EXERCISE GOAL:
Repeat each line word for word.

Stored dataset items
Start
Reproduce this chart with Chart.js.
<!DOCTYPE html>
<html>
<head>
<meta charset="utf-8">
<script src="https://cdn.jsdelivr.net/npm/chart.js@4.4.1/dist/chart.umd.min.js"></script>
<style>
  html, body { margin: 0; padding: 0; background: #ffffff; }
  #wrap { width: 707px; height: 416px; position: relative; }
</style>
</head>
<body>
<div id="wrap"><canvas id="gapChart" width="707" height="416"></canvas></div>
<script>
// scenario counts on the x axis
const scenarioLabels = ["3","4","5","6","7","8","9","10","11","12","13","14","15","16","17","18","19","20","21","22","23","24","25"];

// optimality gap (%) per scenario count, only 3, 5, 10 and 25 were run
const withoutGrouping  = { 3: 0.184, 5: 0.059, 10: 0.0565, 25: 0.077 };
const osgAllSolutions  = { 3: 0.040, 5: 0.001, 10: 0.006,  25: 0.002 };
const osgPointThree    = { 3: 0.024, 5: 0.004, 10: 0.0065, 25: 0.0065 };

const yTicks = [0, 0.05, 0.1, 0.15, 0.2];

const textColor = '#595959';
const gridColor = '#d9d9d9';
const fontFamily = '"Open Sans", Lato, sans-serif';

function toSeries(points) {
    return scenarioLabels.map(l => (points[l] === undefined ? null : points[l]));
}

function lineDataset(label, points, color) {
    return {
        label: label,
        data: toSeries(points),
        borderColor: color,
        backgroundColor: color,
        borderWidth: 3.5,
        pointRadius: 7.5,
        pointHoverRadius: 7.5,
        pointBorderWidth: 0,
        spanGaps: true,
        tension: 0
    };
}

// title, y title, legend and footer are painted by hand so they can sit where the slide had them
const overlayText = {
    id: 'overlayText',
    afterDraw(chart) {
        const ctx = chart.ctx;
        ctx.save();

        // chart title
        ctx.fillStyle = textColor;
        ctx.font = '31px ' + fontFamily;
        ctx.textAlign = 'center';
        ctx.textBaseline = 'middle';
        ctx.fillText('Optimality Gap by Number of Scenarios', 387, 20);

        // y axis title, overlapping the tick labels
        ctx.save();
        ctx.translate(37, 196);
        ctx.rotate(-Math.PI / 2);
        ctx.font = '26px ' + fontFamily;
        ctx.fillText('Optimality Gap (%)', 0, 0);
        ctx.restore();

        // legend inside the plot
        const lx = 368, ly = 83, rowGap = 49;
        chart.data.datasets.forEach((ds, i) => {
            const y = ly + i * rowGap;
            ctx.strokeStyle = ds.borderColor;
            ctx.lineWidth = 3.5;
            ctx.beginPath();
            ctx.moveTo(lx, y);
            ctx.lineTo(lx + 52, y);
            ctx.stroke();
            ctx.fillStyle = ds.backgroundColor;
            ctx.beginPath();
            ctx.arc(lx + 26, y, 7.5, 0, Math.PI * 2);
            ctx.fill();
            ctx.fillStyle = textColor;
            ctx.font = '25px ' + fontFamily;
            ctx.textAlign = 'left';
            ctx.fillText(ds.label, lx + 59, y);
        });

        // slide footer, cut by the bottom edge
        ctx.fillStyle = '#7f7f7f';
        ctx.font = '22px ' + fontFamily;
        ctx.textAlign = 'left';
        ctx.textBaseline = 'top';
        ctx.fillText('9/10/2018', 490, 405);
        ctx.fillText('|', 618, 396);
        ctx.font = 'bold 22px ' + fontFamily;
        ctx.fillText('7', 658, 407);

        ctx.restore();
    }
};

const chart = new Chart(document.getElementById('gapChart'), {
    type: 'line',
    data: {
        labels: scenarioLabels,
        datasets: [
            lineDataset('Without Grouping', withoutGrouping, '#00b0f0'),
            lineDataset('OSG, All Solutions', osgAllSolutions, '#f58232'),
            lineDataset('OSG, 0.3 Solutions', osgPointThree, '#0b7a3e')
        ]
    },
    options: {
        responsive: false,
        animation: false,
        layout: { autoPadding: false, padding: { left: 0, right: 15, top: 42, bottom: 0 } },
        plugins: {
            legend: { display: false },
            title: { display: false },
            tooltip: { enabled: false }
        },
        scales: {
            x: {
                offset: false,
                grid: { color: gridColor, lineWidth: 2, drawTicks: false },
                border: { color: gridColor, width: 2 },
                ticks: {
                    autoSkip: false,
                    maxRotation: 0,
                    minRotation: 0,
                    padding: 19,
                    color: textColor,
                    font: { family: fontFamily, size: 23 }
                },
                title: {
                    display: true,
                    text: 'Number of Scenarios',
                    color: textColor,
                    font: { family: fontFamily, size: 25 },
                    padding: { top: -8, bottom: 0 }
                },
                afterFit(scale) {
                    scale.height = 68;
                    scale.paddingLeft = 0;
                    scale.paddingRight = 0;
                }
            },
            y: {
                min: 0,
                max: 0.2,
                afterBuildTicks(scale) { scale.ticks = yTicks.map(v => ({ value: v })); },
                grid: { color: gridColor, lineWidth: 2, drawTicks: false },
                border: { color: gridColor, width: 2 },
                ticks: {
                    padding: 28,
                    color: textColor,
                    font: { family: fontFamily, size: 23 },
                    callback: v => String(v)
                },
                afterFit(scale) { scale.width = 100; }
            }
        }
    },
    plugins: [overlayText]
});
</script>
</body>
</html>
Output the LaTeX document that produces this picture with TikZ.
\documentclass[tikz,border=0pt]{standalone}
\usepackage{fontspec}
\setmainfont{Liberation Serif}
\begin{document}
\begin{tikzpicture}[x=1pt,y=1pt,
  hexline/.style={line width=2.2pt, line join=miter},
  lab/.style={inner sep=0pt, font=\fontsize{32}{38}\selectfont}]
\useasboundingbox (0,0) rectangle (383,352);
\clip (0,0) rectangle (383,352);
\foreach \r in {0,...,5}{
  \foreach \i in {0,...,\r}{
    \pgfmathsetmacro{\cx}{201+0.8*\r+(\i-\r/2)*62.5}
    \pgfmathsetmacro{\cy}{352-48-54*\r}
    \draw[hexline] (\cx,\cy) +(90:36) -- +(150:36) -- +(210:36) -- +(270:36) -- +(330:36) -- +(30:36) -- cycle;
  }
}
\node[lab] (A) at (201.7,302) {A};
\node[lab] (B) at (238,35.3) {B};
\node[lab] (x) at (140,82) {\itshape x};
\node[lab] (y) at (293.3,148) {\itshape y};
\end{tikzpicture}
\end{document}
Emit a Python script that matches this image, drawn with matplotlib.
End
IN RESPONSE:
Reproduce this chart with Chart.js.
<!DOCTYPE html>
<html>
<head>
<meta charset="utf-8">
<script src="https://cdn.jsdelivr.net/npm/chart.js@4.4.1/dist/chart.umd.min.js"></script>
<style>
  html, body { margin: 0; padding: 0; background: #ffffff; }
  #wrap { width: 707px; height: 416px; position: relative; }
</style>
</head>
<body>
<div id="wrap"><canvas id="gapChart" width="707" height="416"></canvas></div>
<script>
// scenario counts on the x axis
const scenarioLabels = ["3","4","5","6","7","8","9","10","11","12","13","14","15","16","17","18","19","20","21","22","23","24","25"];

// optimality gap (%) per scenario count, only 3, 5, 10 and 25 were run
const withoutGrouping  = { 3: 0.184, 5: 0.059, 10: 0.0565, 25: 0.077 };
const osgAllSolutions  = { 3: 0.040, 5: 0.001, 10: 0.006,  25: 0.002 };
const osgPointThree    = { 3: 0.024, 5: 0.004, 10: 0.0065, 25: 0.0065 };

const yTicks = [0, 0.05, 0.1, 0.15, 0.2];

const textColor = '#595959';
const gridColor = '#d9d9d9';
const fontFamily = '"Open Sans", Lato, sans-serif';

function toSeries(points) {
    return scenarioLabels.map(l => (points[l] === undefined ? null : points[l]));
}

function lineDataset(label, points, color) {
    return {
        label: label,
        data: toSeries(points),
        borderColor: color,
        backgroundColor: color,
        borderWidth: 3.5,
        pointRadius: 7.5,
        pointHoverRadius: 7.5,
        pointBorderWidth: 0,
        spanGaps: true,
        tension: 0
    };
}

// title, y title, legend and footer are painted by hand so they can sit where the slide had them
const overlayText = {
    id: 'overlayText',
    afterDraw(chart) {
        const ctx = chart.ctx;
        ctx.save();

        // chart title
        ctx.fillStyle = textColor;
        ctx.font = '31px ' + fontFamily;
        ctx.textAlign = 'center';
        ctx.textBaseline = 'middle';
        ctx.fillText('Optimality Gap by Number of Scenarios', 387, 20);

        // y axis title, overlapping the tick labels
        ctx.save();
        ctx.translate(37, 196);
        ctx.rotate(-Math.PI / 2);
        ctx.font = '26px ' + fontFamily;
        ctx.fillText('Optimality Gap (%)', 0, 0);
        ctx.restore();

        // legend inside the plot
        const lx = 368, ly = 83, rowGap = 49;
        chart.data.datasets.forEach((ds, i) => {
            const y = ly + i * rowGap;
            ctx.strokeStyle = ds.borderColor;
            ctx.lineWidth = 3.5;
            ctx.beginPath();
            ctx.moveTo(lx, y);
            ctx.lineTo(lx + 52, y);
            ctx.stroke();
            ctx.fillStyle = ds.backgroundColor;
            ctx.beginPath();
            ctx.arc(lx + 26, y, 7.5, 0, Math.PI * 2);
            ctx.fill();
            ctx.fillStyle = textColor;
            ctx.font = '25px ' + fontFamily;
            ctx.textAlign = 'left';
            ctx.fillText(ds.label, lx + 59, y);
        });

        // slide footer, cut by the bottom edge
        ctx.fillStyle = '#7f7f7f';
        ctx.font = '22px ' + fontFamily;
        ctx.textAlign = 'left';
        ctx.textBaseline = 'top';
        ctx.fillText('9/10/2018', 490, 405);
        ctx.fillText('|', 618, 396);
        ctx.font = 'bold 22px ' + fontFamily;
        ctx.fillText('7', 658, 407);

        ctx.restore();
    }
};

const chart = new Chart(document.getElementById('gapChart'), {
    type: 'line',
    data: {
        labels: scenarioLabels,
        datasets: [
            lineDataset('Without Grouping', withoutGrouping, '#00b0f0'),
            lineDataset('OSG, All Solutions', osgAllSolutions, '#f58232'),
            lineDataset('OSG, 0.3 Solutions', osgPointThree, '#0b7a3e')
        ]
    },
    options: {
        responsive: false,
        animation: false,
        layout: { autoPadding: false, padding: { left: 0, right: 15, top: 42, bottom: 0 } },
        plugins: {
            legend: { display: false },
            title: { display: false },
            tooltip: { enabled: false }
        },
        scales: {
            x: {
                offset: false,
                grid: { color: gridColor, lineWidth: 2, drawTicks: false },
                border: { color: gridColor, width: 2 },
                ticks: {
                    autoSkip: false,
                    maxRotation: 0,
                    minRotation: 0,
                    padding: 19,
                    color: textColor,
                    font: { family: fontFamily, size: 23 }
                },
                title: {
                    display: true,
                    text: 'Number of Scenarios',
                    color: textColor,
                    font: { family: fontFamily, size: 25 },
                    padding: { top: -8, bottom: 0 }
                },
                afterFit(scale) {
                    scale.height = 68;
                    scale.paddingLeft = 0;
                    scale.paddingRight = 0;
                }
            },
            y: {
                min: 0,
                max: 0.2,
                afterBuildTicks(scale) { scale.ticks = yTicks.map(v => ({ value: v })); },
                grid: { color: gridColor, lineWidth: 2, drawTicks: false },
                border: { color: gridColor, width: 2 },
                ticks: {
                    padding: 28,
                    color: textColor,
                    font: { family: fontFamily, size: 23 },
                    callback: v => String(v)
                },
                afterFit(scale) { scale.width = 100; }
            }
        }
    },
    plugins: [overlayText]
});
</script>
</body>
</html>
Output the LaTeX document that produces this picture with TikZ.
\documentclass[tikz,border=0pt]{standalone}
\usepackage{fontspec}
\setmainfont{Liberation Serif}
\begin{document}
\begin{tikzpicture}[x=1pt,y=1pt,
  hexline/.style={line width=2.2pt, line join=miter},
  lab/.style={inner sep=0pt, font=\fontsize{32}{38}\selectfont}]
\useasboundingbox (0,0) rectangle (383,352);
\clip (0,0) rectangle (383,352);
\foreach \r in {0,...,5}{
  \foreach \i in {0,...,\r}{
    \pgfmathsetmacro{\cx}{201+0.8*\r+(\i-\r/2)*62.5}
    \pgfmathsetmacro{\cy}{352-48-54*\r}
    \draw[hexline] (\cx,\cy) +(90:36) -- +(150:36) -- +(210:36) -- +(270:36) -- +(330:36) -- +(30:36) -- cycle;
  }
}
\node[lab] (A) at (201.7,302) {A};
\node[lab] (B) at (238,35.3) {B};
\node[lab] (x) at (140,82) {\itshape x};
\node[lab] (y) at (293.3,148) {\itshape y};
\end{tikzpicture}
\end{document}
Emit a Python script that matches this image, drawn with matplotlib.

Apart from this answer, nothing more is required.